Chief Operating Officer of The Mid-Atlantic Wellness Institute spoke to us on mental illness in Bermuda and her vision for Bermuda's only hospital for the mentally ill.

 

 

The Mid-Atlantic Wellness Institute should not be viewed as a "lunatic asylum", but rather the well-respected mental health service organisation that it is.  We need to break the stigmas surrounding mental illness. Many people who lack knowledge believe the myths surrounding mental health, but in reality anyone can become vulnerable to illnesses, including: depression, anxiety, schizophrenia, bi-polar disorder and dementia.  "Mental health can affect anybody no matter what their religious, ethnic or racial background. It doesn't just happen to the poor, it can happen if you have a lot of money, and it can happen to anybody. 
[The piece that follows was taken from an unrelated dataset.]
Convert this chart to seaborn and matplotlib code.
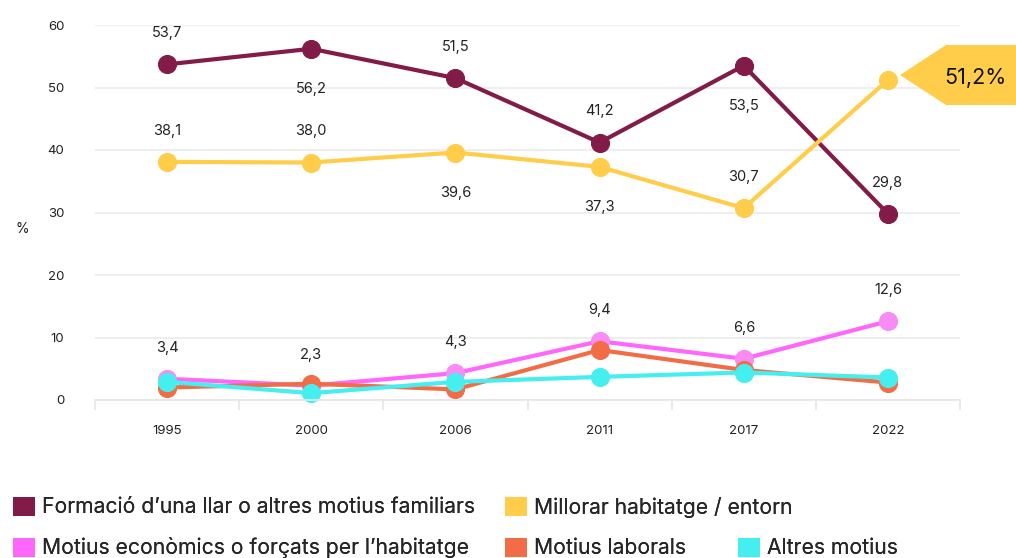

One's mental health is just as important as one's physical health and must not be taken for granted. The brain is a very important organ in your body and if it is not functioning properly it will affect the way the other organs function."

 

MWI has been in existence since 1875 and is "well-respected" both locally and internationally for its work in areas, such as mental health, learning disabilities, substance abuse and child and adolescent services.  The institution has maintained its accreditation from the Canadian Council of Accreditation since 1970 and has also been accredited by The Royal College of Psychiatrists in the United Kingdom, to serve as a teaching hospital for junior doctors training to become Consultant Psychiatrists. "Bermuda is way ahead of the game in terms of service delivery. We are not behind at all; we are very much in the cutting edge when it comes to our service.

 

The institution changed its name from St. Brendan's Hospital to Mid-Atlantic Wellness Institute in 2005 for several reasons, namely to truly represent the services offered   We are not just a hospital we do a lot of community programmes, we run group homes and clinics, do a lot of outreach and educational presentations. We are not just an in-patient treatment centre.  We needed to offer a new beginning to help destigmatise the issues surrounding mental illness for the Island of Bermuda.   We no longer wanted to be considered the asylum or a lunatic asylum.  Instead MWI is a therapeutic institution that has clinical programmes to address different specialties of mental health services.

 

Though the institution has come a long way they still face challenges, for instance, trying to get Bermudians to work in fields like psychiatry or nursing.  Currently at MWI, there are four psychiatrists on staff, all of whom are non-Bermudian; in addition 70 percent of the in-patient nursing staff are also foreigners. Right now, there are two Bermudians who have finished their schooling and plan to go into psychiatry, and it is expected there will be another four graduates by 2010 or 2011, but there is still a need.

 

In closing Patrice asked Rotarians to "become mental health advocates" and advocate not only for their own health, but also for the mental health of others, "to ensure that Bermuda can remain the paradise that we have come to know".